TASK TO COMPLETE –
All the data should be repeated exactly. Any image in it is left out.

SUPPLIED INFORMATION –
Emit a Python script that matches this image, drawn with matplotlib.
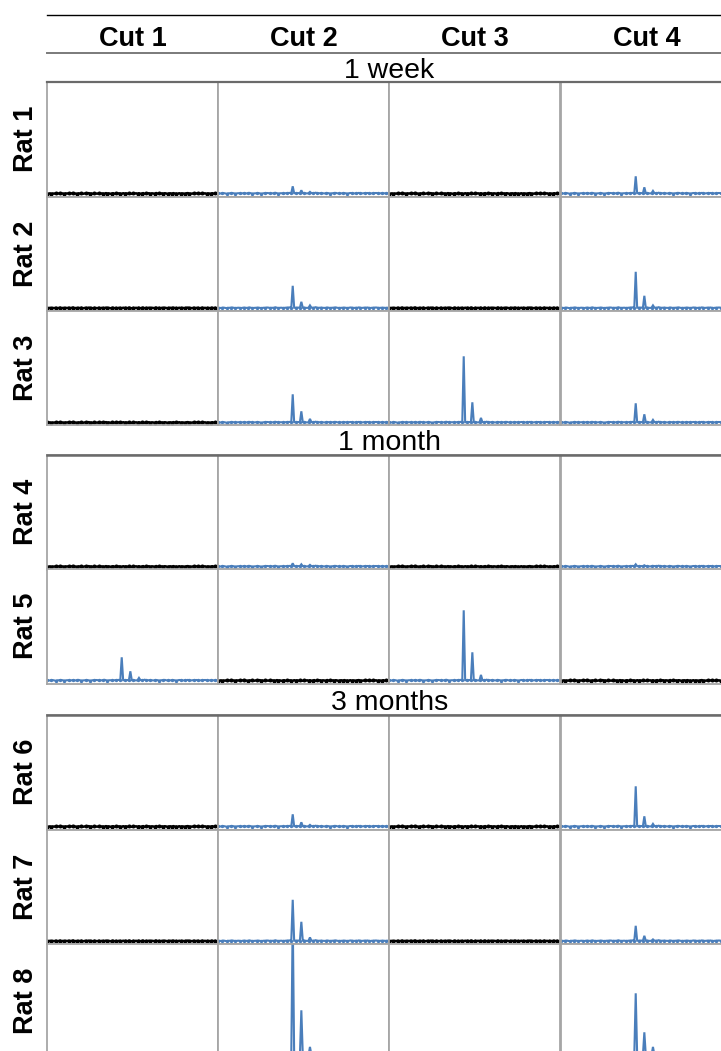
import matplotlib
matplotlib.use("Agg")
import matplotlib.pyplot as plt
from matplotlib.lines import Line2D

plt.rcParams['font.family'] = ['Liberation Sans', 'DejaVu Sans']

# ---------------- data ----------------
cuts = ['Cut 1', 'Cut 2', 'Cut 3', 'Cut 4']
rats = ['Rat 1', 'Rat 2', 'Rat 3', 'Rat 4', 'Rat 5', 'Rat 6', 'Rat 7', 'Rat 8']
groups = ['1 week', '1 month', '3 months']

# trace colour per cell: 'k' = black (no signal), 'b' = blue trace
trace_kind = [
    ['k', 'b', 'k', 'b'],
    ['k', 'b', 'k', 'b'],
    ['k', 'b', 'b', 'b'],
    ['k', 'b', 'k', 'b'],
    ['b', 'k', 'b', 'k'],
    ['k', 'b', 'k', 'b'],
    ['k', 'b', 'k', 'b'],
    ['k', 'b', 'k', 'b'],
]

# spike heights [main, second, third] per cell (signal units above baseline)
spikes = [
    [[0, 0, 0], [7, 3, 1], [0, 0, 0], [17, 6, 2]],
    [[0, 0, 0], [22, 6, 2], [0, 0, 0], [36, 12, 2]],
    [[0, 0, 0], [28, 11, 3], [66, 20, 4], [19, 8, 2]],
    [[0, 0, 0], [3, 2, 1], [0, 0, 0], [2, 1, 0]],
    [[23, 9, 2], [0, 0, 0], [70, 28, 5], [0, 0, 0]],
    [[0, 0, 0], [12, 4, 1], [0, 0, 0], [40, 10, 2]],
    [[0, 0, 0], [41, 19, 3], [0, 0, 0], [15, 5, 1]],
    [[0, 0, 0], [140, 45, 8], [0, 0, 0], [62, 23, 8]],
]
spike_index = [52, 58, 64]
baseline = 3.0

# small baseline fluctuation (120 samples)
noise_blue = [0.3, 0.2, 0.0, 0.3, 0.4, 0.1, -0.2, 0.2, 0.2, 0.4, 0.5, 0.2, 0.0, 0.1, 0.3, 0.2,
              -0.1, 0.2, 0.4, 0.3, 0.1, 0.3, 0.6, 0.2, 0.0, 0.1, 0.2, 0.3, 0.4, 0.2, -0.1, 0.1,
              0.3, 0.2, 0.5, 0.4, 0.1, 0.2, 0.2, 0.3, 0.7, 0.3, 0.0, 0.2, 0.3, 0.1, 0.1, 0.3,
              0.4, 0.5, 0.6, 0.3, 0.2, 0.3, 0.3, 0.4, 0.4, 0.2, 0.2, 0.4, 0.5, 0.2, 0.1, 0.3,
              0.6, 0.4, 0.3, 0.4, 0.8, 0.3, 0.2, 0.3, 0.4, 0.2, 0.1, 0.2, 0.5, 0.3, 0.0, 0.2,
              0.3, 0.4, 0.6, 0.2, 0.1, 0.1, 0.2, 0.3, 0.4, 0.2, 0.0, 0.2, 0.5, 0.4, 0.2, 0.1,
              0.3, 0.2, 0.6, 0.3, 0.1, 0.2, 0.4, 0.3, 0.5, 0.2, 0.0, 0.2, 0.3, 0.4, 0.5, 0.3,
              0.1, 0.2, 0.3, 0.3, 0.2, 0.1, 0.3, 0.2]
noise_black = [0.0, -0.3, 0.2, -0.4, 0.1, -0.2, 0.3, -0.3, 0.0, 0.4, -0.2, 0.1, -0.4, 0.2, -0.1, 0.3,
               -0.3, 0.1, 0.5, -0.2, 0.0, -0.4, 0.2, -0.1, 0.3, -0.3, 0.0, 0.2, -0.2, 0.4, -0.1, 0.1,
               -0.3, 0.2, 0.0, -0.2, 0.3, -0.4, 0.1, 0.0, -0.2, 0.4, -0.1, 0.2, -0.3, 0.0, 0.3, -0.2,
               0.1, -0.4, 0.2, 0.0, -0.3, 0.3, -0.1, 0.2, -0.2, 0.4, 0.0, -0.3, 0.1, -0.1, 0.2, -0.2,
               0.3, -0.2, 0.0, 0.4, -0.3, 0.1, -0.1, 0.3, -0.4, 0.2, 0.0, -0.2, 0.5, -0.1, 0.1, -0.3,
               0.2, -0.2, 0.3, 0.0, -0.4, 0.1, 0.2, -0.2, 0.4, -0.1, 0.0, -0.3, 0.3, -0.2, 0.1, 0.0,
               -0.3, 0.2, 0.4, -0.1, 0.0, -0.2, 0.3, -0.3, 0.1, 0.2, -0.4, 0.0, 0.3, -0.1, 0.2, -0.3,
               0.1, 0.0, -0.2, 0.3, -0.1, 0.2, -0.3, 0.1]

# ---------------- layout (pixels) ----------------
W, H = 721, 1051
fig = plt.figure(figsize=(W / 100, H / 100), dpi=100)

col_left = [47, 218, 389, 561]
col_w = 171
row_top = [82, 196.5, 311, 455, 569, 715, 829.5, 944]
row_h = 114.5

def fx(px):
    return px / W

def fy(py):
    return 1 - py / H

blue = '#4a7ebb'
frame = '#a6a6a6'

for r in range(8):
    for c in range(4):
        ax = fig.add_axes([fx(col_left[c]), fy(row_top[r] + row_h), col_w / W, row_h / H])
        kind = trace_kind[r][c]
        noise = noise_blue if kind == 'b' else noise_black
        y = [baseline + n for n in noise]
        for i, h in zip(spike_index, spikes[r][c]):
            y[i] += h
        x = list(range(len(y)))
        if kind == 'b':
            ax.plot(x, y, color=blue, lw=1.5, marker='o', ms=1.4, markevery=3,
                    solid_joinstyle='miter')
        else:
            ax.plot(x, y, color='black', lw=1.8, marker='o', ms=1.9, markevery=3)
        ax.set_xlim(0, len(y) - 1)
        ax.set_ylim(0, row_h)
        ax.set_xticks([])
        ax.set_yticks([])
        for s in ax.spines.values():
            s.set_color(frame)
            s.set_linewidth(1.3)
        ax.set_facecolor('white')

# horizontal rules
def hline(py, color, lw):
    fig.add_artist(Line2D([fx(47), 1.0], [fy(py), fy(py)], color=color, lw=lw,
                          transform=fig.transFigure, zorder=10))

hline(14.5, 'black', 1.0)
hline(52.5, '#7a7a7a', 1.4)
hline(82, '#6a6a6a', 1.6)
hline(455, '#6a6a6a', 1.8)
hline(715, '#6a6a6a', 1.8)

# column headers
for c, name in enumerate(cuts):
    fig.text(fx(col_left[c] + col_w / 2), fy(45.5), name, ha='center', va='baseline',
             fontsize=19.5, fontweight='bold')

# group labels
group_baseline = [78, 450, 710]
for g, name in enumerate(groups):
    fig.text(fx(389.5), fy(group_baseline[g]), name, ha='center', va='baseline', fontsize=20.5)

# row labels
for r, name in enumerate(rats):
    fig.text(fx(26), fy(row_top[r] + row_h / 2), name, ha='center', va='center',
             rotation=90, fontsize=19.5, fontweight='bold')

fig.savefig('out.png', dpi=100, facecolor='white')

EXERCISE RESULT –
Emit a Python script that matches this image, drawn with matplotlib.
import matplotlib
matplotlib.use("Agg")
import matplotlib.pyplot as plt
from matplotlib.lines import Line2D

plt.rcParams['font.family'] = ['Liberation Sans', 'DejaVu Sans']

# ---------------- data ----------------
cuts = ['Cut 1', 'Cut 2', 'Cut 3', 'Cut 4']
rats = ['Rat 1', 'Rat 2', 'Rat 3', 'Rat 4', 'Rat 5', 'Rat 6', 'Rat 7', 'Rat 8']
groups = ['1 week', '1 month', '3 months']

# trace colour per cell: 'k' = black (no signal), 'b' = blue trace
trace_kind = [
    ['k', 'b', 'k', 'b'],
    ['k', 'b', 'k', 'b'],
    ['k', 'b', 'b', 'b'],
    ['k', 'b', 'k', 'b'],
    ['b', 'k', 'b', 'k'],
    ['k', 'b', 'k', 'b'],
    ['k', 'b', 'k', 'b'],
    ['k', 'b', 'k', 'b'],
]

# spike heights [main, second, third] per cell (signal units above baseline)
spikes = [
    [[0, 0, 0], [7, 3, 1], [0, 0, 0], [17, 6, 2]],
    [[0, 0, 0], [22, 6, 2], [0, 0, 0], [36, 12, 2]],
    [[0, 0, 0], [28, 11, 3], [66, 20, 4], [19, 8, 2]],
    [[0, 0, 0], [3, 2, 1], [0, 0, 0], [2, 1, 0]],
    [[23, 9, 2], [0, 0, 0], [70, 28, 5], [0, 0, 0]],
    [[0, 0, 0], [12, 4, 1], [0, 0, 0], [40, 10, 2]],
    [[0, 0, 0], [41, 19, 3], [0, 0, 0], [15, 5, 1]],
    [[0, 0, 0], [140, 45, 8], [0, 0, 0], [62, 23, 8]],
]
spike_index = [52, 58, 64]
baseline = 3.0

# small baseline fluctuation (120 samples)
noise_blue = [0.3, 0.2, 0.0, 0.3, 0.4, 0.1, -0.2, 0.2, 0.2, 0.4, 0.5, 0.2, 0.0, 0.1, 0.3, 0.2,
              -0.1, 0.2, 0.4, 0.3, 0.1, 0.3, 0.6, 0.2, 0.0, 0.1, 0.2, 0.3, 0.4, 0.2, -0.1, 0.1,
              0.3, 0.2, 0.5, 0.4, 0.1, 0.2, 0.2, 0.3, 0.7, 0.3, 0.0, 0.2, 0.3, 0.1, 0.1, 0.3,
              0.4, 0.5, 0.6, 0.3, 0.2, 0.3, 0.3, 0.4, 0.4, 0.2, 0.2, 0.4, 0.5, 0.2, 0.1, 0.3,
              0.6, 0.4, 0.3, 0.4, 0.8, 0.3, 0.2, 0.3, 0.4, 0.2, 0.1, 0.2, 0.5, 0.3, 0.0, 0.2,
              0.3, 0.4, 0.6, 0.2, 0.1, 0.1, 0.2, 0.3, 0.4, 0.2, 0.0, 0.2, 0.5, 0.4, 0.2, 0.1,
              0.3, 0.2, 0.6, 0.3, 0.1, 0.2, 0.4, 0.3, 0.5, 0.2, 0.0, 0.2, 0.3, 0.4, 0.5, 0.3,
              0.1, 0.2, 0.3, 0.3, 0.2, 0.1, 0.3, 0.2]
noise_black = [0.0, -0.3, 0.2, -0.4, 0.1, -0.2, 0.3, -0.3, 0.0, 0.4, -0.2, 0.1, -0.4, 0.2, -0.1, 0.3,
               -0.3, 0.1, 0.5, -0.2, 0.0, -0.4, 0.2, -0.1, 0.3, -0.3, 0.0, 0.2, -0.2, 0.4, -0.1, 0.1,
               -0.3, 0.2, 0.0, -0.2, 0.3, -0.4, 0.1, 0.0, -0.2, 0.4, -0.1, 0.2, -0.3, 0.0, 0.3, -0.2,
               0.1, -0.4, 0.2, 0.0, -0.3, 0.3, -0.1, 0.2, -0.2, 0.4, 0.0, -0.3, 0.1, -0.1, 0.2, -0.2,
               0.3, -0.2, 0.0, 0.4, -0.3, 0.1, -0.1, 0.3, -0.4, 0.2, 0.0, -0.2, 0.5, -0.1, 0.1, -0.3,
               0.2, -0.2, 0.3, 0.0, -0.4, 0.1, 0.2, -0.2, 0.4, -0.1, 0.0, -0.3, 0.3, -0.2, 0.1, 0.0,
               -0.3, 0.2, 0.4, -0.1, 0.0, -0.2, 0.3, -0.3, 0.1, 0.2, -0.4, 0.0, 0.3, -0.1, 0.2, -0.3,
               0.1, 0.0, -0.2, 0.3, -0.1, 0.2, -0.3, 0.1]

# ---------------- layout (pixels) ----------------
W, H = 721, 1051
fig = plt.figure(figsize=(W / 100, H / 100), dpi=100)

col_left = [47, 218, 389, 561]
col_w = 171
row_top = [82, 196.5, 311, 455, 569, 715, 829.5, 944]
row_h = 114.5

def fx(px):
    return px / W

def fy(py):
    return 1 - py / H

blue = '#4a7ebb'
frame = '#a6a6a6'

for r in range(8):
    for c in range(4):
        ax = fig.add_axes([fx(col_left[c]), fy(row_top[r] + row_h), col_w / W, row_h / H])
        kind = trace_kind[r][c]
        noise = noise_blue if kind == 'b' else noise_black
        y = [baseline + n for n in noise]
        for i, h in zip(spike_index, spikes[r][c]):
            y[i] += h
        x = list(range(len(y)))
        if kind == 'b':
            ax.plot(x, y, color=blue, lw=1.5, marker='o', ms=1.4, markevery=3,
                    solid_joinstyle='miter')
        else:
            ax.plot(x, y, color='black', lw=1.8, marker='o', ms=1.9, markevery=3)
        ax.set_xlim(0, len(y) - 1)
        ax.set_ylim(0, row_h)
        ax.set_xticks([])
        ax.set_yticks([])
        for s in ax.spines.values():
            s.set_color(frame)
            s.set_linewidth(1.3)
        ax.set_facecolor('white')

# horizontal rules
def hline(py, color, lw):
    fig.add_artist(Line2D([fx(47), 1.0], [fy(py), fy(py)], color=color, lw=lw,
                          transform=fig.transFigure, zorder=10))

hline(14.5, 'black', 1.0)
hline(52.5, '#7a7a7a', 1.4)
hline(82, '#6a6a6a', 1.6)
hline(455, '#6a6a6a', 1.8)
hline(715, '#6a6a6a', 1.8)

# column headers
for c, name in enumerate(cuts):
    fig.text(fx(col_left[c] + col_w / 2), fy(45.5), name, ha='center', va='baseline',
             fontsize=19.5, fontweight='bold')

# group labels
group_baseline = [78, 450, 710]
for g, name in enumerate(groups):
    fig.text(fx(389.5), fy(group_baseline[g]), name, ha='center', va='baseline', fontsize=20.5)

# row labels
for r, name in enumerate(rats):
    fig.text(fx(26), fy(row_top[r] + row_h / 2), name, ha='center', va='center',
             rotation=90, fontsize=19.5, fontweight='bold')

fig.savefig('out.png', dpi=100, facecolor='white')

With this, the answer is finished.